Indigenous leaders urge King apology before coronation

·3-min read

Prominent Indigenous Australians have joined with leaders across the Commonwealth urging King Charles III to formally apologise for the effects of colonisation.

Ahead of the King's coronation, representatives from 12 countries have written a joint letter calling for reparations, acknowledging the impact of slavery, along with returning the remains of Indigenous people and cultural artefacts.

Australian signatories of the letter include Nova Peris, the first Indigenous woman elected to federal parliament and co-chair of the Australian Republican Movement, fellow ARM co-chair Craig Foster and Victorian independent senator Lidia Thorpe.

"We stand united in engaging a process to right the wrongs of the past and to continue the process of decolonisation," the letter said.

"We, the undersigned, call on the British monarch King Charles III, on the date of his coronation being May 6, 2023, to acknowledge the horrific impacts on and legacy of genocide and colonisation of the Indigenous and enslaved peoples."

Countries represented in the joint letter include New Zealand, the Bahamas, Canada, Papua New Guinea, Jamaica and Saint Lucia.

The letter called for the King to start the conversation about "slavery's enduring impact" and "immediately commit to starting discussions about reparations for the oppression of our peoples".

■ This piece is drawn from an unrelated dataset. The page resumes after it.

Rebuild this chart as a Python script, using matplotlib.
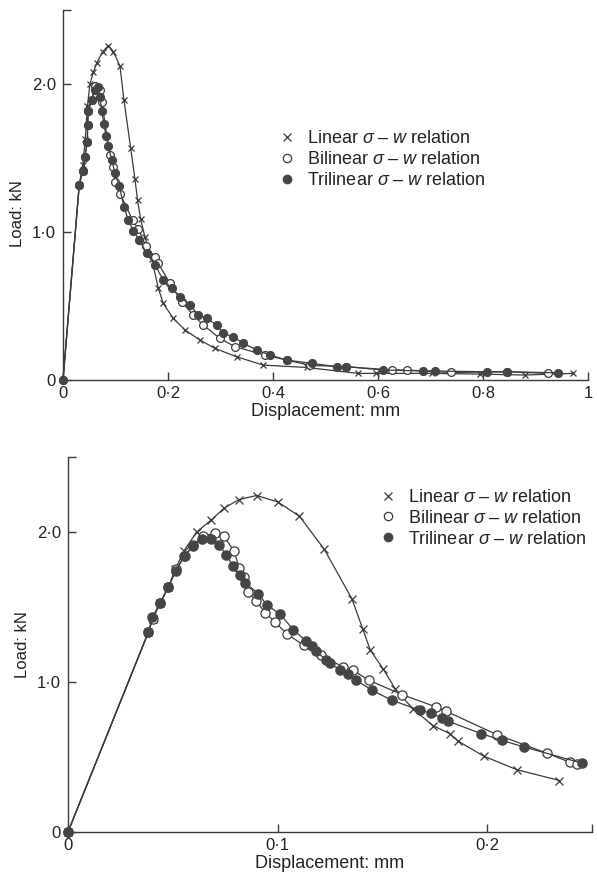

Senator Thorpe said the effects of British colonisation on Indigenous people were still being felt.

"The genocidal project that commenced in 1788 continues and neither the British Crown nor the Australian government have been held to account for the crimes they have committed," she said.

"This country has a new king. The parliament and the prime minister are subjugated to someone we didn't elect. We don't need a new king, we need a head of state chosen by the people."

The letter coincides with Prime Minister Anthony Albanese confirming he had invited the monarch to visit Australia.

Mr Albanese described his private audience with the King at Buckingham Palace on Tuesday, local time, as "very warm".

While he is a republican, the prime minister said he was looking forward to being at the coronation ceremony on Saturday.

Mr Albanese has been criticised by the Australian Monarchist League for being hypocritical about his attendance while trying to introduce a republic by stealth.

Opposition Leader Peter Dutton said Mr Albanese shouldn't be "swanning around at Buckingham Palace" while giving interviews talking about the republic.

"You're there for that occasion and save your interviews for when you get back to Australia," Mr Dutton told 2GB radio.

Asked if Australia would stick with the monarchy for now, Assistant Minister for the Republic Matt Thistlethwaite said the Indigenous voice referendum was the priority.

"But the government does have a longer term vision for Australia as a mature, independent nation with one of our own as our head of state," he told Sky News.

Mr Albanese is among a contingent of Australians invited to the coronation, along with Governor-General David Hurley and state governors.

The Australian delegation includes Matildas captain and soccer star Sam Kerr, singer Nick Cave, Aboriginal artist Jasmine Coe, comedian Adam Hills and London-based nurse Emily Regan.

The King, who is the monarch of 14 overseas realms including Australia, will host a lunch for prime ministers and governors-general at Buckingham Palace and also attend a Commonwealth Heads of Government Meeting on Friday, the day before his crowning.

On Sunday, Australia's Federation Guard will fire a national 21-gun salute from the Parliament House forecourt, followed by a Royal Australian Air Force fly-past.